Carbon plan is Kyoto by another name

 

Australian Financial Review, 15th August 2003


There’s no point swapping one environmental evil for another, argues Des Moore

Treasurer Costello and Environment Minister Kemp are apparently proposing the creation of a market permitting Australian businesses with high carbon dioxide emission rates in their normal operations to trade them off with those having low emission rates. This threatens to involve much more than a simple marketing arrangement.

Underlying it is an objective of suppressing Australia’s overall rate of CO2 emissions below what would occur if business activities continues without government intervention. Such suppression requires government action either to force existing high emission businesses to reduce their operations or to stop new high emission businesses starting. A trading system accompanied by regulatory emission requirements for certain businesses would thus have the same adverse economic impact as a direct carbon tax.

The Ministers’ proposal seems inconsistent with the decision by Australia, along with the United States, to refuse to ratify the Kyoto Protocol.
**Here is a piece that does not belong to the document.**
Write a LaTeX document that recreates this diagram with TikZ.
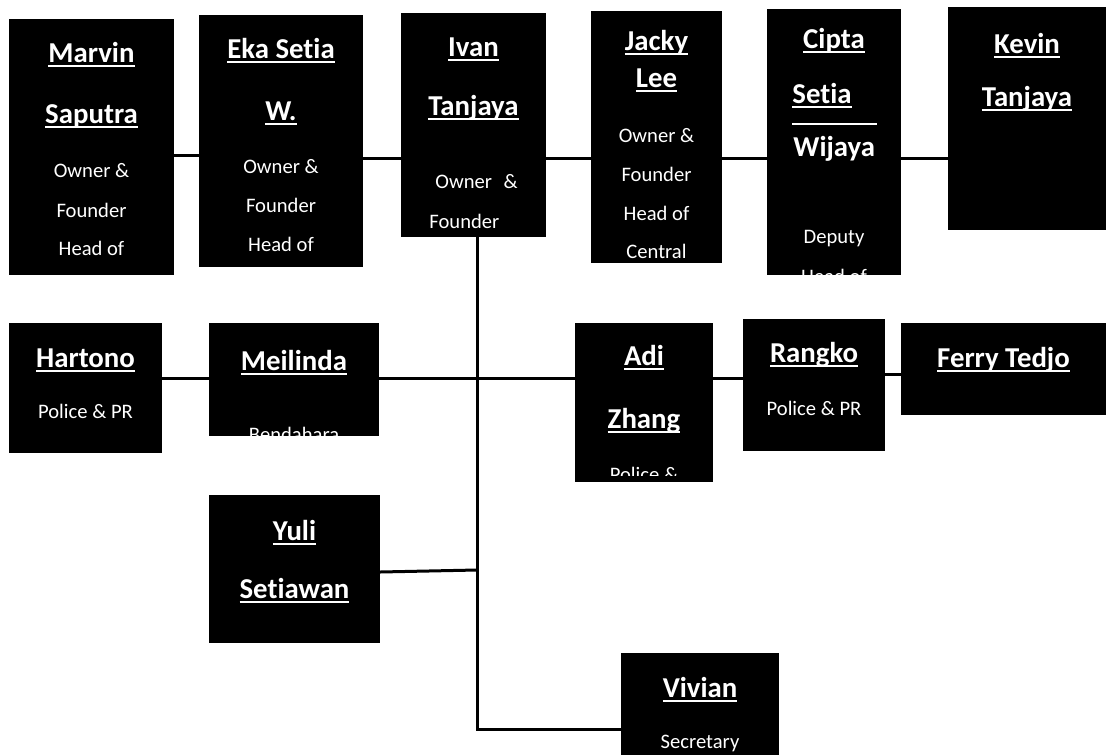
\documentclass[tikz,border=0pt]{standalone}
\usepackage{fontspec}
\setmainfont[Ligatures=NoCommon]{Carlito}
\usetikzlibrary{fit}
\newsavebox{\namebox}
\newcommand{\underscored}[1]{\sbox{\namebox}{#1}\rlap{\rule[-2.4pt]{\wd\namebox}{1pt}}\usebox{\namebox}}
\newcommand{\linkwidth}{1.5pt}
\newcommand{\boxcolor}{black}
\tikzset{
	member/.style={fill=\boxcolor, inner sep=0pt, outer sep=0pt},
	who/.style={text=white, anchor=base, inner sep=0pt, font=\fontsize{14.4}{17}\selectfont\bfseries},
	role/.style={text=white, anchor=base, inner sep=0pt, font=\fontsize{10.3}{12}\selectfont},
	link/.style={line width=\linkwidth, black}
}
\begin{document}
\begin{tikzpicture}[x=0.5pt, y=-0.5pt]
	\useasboundingbox (0, 0) rectangle (1106, 755);

	% boxes
	\node[member, fit={(9,19) (174,275)}] (Marvin) {};
	\node[member, fit={(199,15) (363,267)}] (Eka) {};
	\node[member, fit={(401,13) (546,237)}] (Ivan) {};
	\node[member, fit={(591,11) (722,263)}] (Jacky) {};
	\node[member, fit={(767,9) (901,275)}] (Cipta) {};
	\node[member, fit={(948,7) (1106,230)}] (Kevin) {};
	\node[member, fit={(9,323) (162,453)}] (Hartono) {};
	\node[member, fit={(209,323) (379,436)}] (Meilinda) {};
	\node[member, fit={(575,323) (713,482)}] (Adi) {};
	\node[member, fit={(743,319) (885,451)}] (Rangko) {};
	\node[member, fit={(901,323) (1106,415)}] (Ferry) {};
	\node[member, fit={(209,495) (380,643)}] (Yuli) {};
	\node[member, fit={(621,653) (779,755)}] (Vivian) {};

	% top row
	\draw[link] (Marvin.east |- 0,155) -- (Eka.west |- 0,155);
	\draw[link] (Eka.east |- 0,158) -- (Ivan.west |- 0,158);
	\draw[link] (Ivan.east |- 0,158) -- (Jacky.west |- 0,158);
	\draw[link] (Jacky.east |- 0,158) -- (Cipta.west |- 0,158);
	\draw[link] (Cipta.east |- 0,158) -- (Kevin.west |- 0,158);

	% trunk and second row
	\coordinate (trunk) at (477, 729);
	\draw[link] (Ivan.south -| trunk) -- (trunk) -- (Vivian.west |- trunk);
	\draw[link] (Hartono.east |- 0,378) -- (Meilinda.west |- 0,378);
	\draw[link] (Meilinda.east |- 0,378) -- (Adi.west |- 0,378);
	\draw[link] (Adi.east |- 0,378) -- (Rangko.west |- 0,378);
	\draw[link] (Rangko.east |- 0,374) -- (Ferry.west |- 0,374);
	\draw[link] (Yuli.east |- 0,572) -- (trunk |- 0,570);

	% texts
	\node[who] (marvinA) at (Marvin.north |- 0,62) {\underscored{Marvin}};
	\node[who] (marvinB) at (Marvin.north |- 0,123) {\underscored{Saputra}};
	\node[role] (marvinC) at (Marvin.north |- 0,177) {Owner \&};
	\node[role] (marvinD) at (Marvin.north |- 0,217) {Founder};
	\node[role] (marvinE) at (Marvin.north |- 0,255) {Head of};

	\node[who] (ekaA) at (Eka.north |- 0,58) {\underscored{Eka Setia}};
	\node[who] (ekaB) at (Eka.north |- 0,120) {\underscored{W.}};
	\node[role] (ekaC) at (Eka.north |- 0,173) {Owner \&};
	\node[role] (ekaD) at (Eka.north |- 0,212) {Founder};
	\node[role] (ekaE) at (Eka.north |- 0,251) {Head of};

	\node[who] (ivanA) at (Ivan.north |- 0,56) {\underscored{Ivan}};
	\node[who] (ivanB) at (Ivan.north |- 0,115) {\underscored{Tanjaya}};
	\node[role, anchor=base west] (ivanC) at (435,188) {Owner \hspace{3.5pt}\&};
	\node[role, anchor=base west] (ivanD) at (429,228) {Founder};

	\node[who] (jackyA) at (Jacky.north |- 0,50) {\underscored{Jacky}};
	\node[who] (jackyB) at (Jacky.north |- 0,87) {\underscored{Lee}};
	\node[role] (jackyC) at (Jacky.north |- 0,142) {Owner \&};
	\node[role] (jackyD) at (Jacky.north |- 0,181) {Founder};
	\node[role] (jackyE) at (Jacky.north |- 0,220) {Head of};
	\node[role] (jackyF) at (Jacky.north |- 0,258) {Central};

	\node[who] (ciptaA) at (Cipta.north |- 0,48) {\underscored{Cipta}};
	\node[who, anchor=base west] (ciptaB) at (792,103) {\underscored{Setia}};
	\draw[white, line width=1pt] (792,124) -- (877,124);
	\node[who, anchor=base west] (ciptaC) at (793,156) {Wijaya};
	\node[role] (ciptaD) at (Cipta.north |- 0,243) {Deputy};
	\begin{scope}
		\clip (Cipta.south west) rectangle (Cipta.north east);
		\node[role] (ciptaE) at (Cipta.north |- 0,283) {Head of};
	\end{scope}

	\node[who] (kevinA) at (Kevin.north |- 0,53) {\underscored{Kevin}};
	\node[who] (kevinB) at (Kevin.north |- 0,106) {\underscored{Tanjaya}};

	\node[who] (hartonoA) at (Hartono.north |- 0,367) {\underscored{Hartono}};
	\node[role] (hartonoB) at (Hartono.north |- 0,418) {Police \& PR};

	\node[who] (meilindaA) at (Meilinda.north |- 0,370) {\underscored{Meilinda}};
	\begin{scope}
		\clip (Meilinda.south west) rectangle (Meilinda.north east);
		\node[role] (meilindaB) at (Meilinda.north |- 0,441) {Bendahara};
	\end{scope}

	\node[who] (adiA) at (Adi.north |- 0,365) {\underscored{Adi}};
	\node[who] (adiB) at (Adi.north |- 0,428) {\underscored{Zhang}};
	\begin{scope}
		\clip (Adi.north west) rectangle (Adi.east |- 0,475);
		\node[role] (adiC) at (Adi.north |- 0,481) {Police \&};
	\end{scope}

	\node[who] (rangkoA) at (Rangko.north |- 0,362) {\underscored{Rangko}};
	\node[role] (rangkoB) at (Rangko.north |- 0,415) {Police \& PR};

	\node[who] (ferryA) at (Ferry.north |- 0,367) {\underscored{Ferry Tedjo}};

	\node[who] (yuliA) at (Yuli.north |- 0,540) {\underscored{Yuli}};
	\node[who] (yuliB) at (Yuli.north |- 0,598) {\underscored{Setiawan}};

	\node[who] (vivianA) at (Vivian.north |- 0,697) {\underscored{Vivian}};
	\node[role] (vivianB) at (Vivian.north |- 0,748) {Secretary};
\end{tikzpicture}
\end{document}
That still has insufficient signatories -and Russia is under heavy US pressure not to provide the signature required to make it operative.

Under the Protocol developed countries would reduce emissions of greenhouse gases (CO2 being the most important). The aim is to mitigatethe allegedly damaging increase in average world temperatures that an UN-appointed group of scientists (the Intergovernmental Panel on Climate Change) predicts if economic growth proceeds unimpeded.

Australia has not challenged this analysis, although Prime Minister Howard has correctly observed "the Protocol would cost us jobs and damage our economy". In fact, Kyoto compliance would hit Australia with a double whammy — a loss of competitiveness from having to reduce our emissions while developing countries would increase theirs without penalty. Our energy intensive export sector would be particularly hard hit.

It is scarcely surprising, therefore, that the Prime Minister has asked for further consultation with the business community of the two Ministers’ proposal to implement Kyoto de facto — and particularly as an emissions trading system would make it harder to continue to refuse to ratify the Protocol.

The Ministers’ rationale appears to be that, as Australia offered voluntarily to attempt to meet the emission target allocated it under the Protocol (to limit - by 2012 - emissions to 108 per cent of those in 1990), commencement of emission-reducing action now would give businesses greater certainty in planning future investments in an emission-reduced environment. They also suggest that adverse economic effects can be readily absorbed given the continued strong performance of the Australian economy.

However, any trading system would be unlikely to produce a clearly defined quantum of lawful emissions and the only investment certainty is scarcely one we should seek, viz the deterrence of energy-intensive investment (including foreign investment). Realistically, even if a trading system were clearly to delineate emission rates, Kyoto would add to investment uncertainty overall, particularly given the difficulty of assessing the extent to which emission-free developing countries would exploit their increased competitiveness.

Better for the Government to provide businesses with an assurance that, while it will continue (as it has being doing) measures to encourage improved efficiency in energy use, it will not force reductions in emissions. Such an approach could well enhance Australia’s attractiveness to foreign investors.

The Government should also establish an official inquiry into the IPCC’s scientific and economic analysis, and the processes used in compiling its report. Many (including no less than 22,000 scientists around the world) have expressed serious doubts about the validity of that analysis. There is a lesson in the long history of badly wrong assessments by ‘experts’ predicting that, unless certain perceived problems were solved, society or the economy or the environment would run into major difficulties.

As recently as 31 years ago, for example, no less than 14 Fellows of the British Royal Society and 36 holders of UK university science chairs issued a dramatic "Blueprint for Survival" endorsing the then fashionable Club of Rome thesis that, unless governments commenced action to stop population and economic growth, the world would run out of resources.

No such development has occurred or is in prospect. Those scientists failed to recognise the capacity of humans to innovate and respond to the challenges of life.

Such failures sound a clear warning signal against accepting expert analysis calling for governments to exercise restrictive powers over the lives of the citizenry. If it does become clearly established that global warming is giving substantive cause for warranted concern, the future generation will be richer, better informed and able to respond in circumstances where even the doomsters imply there should be time to do so.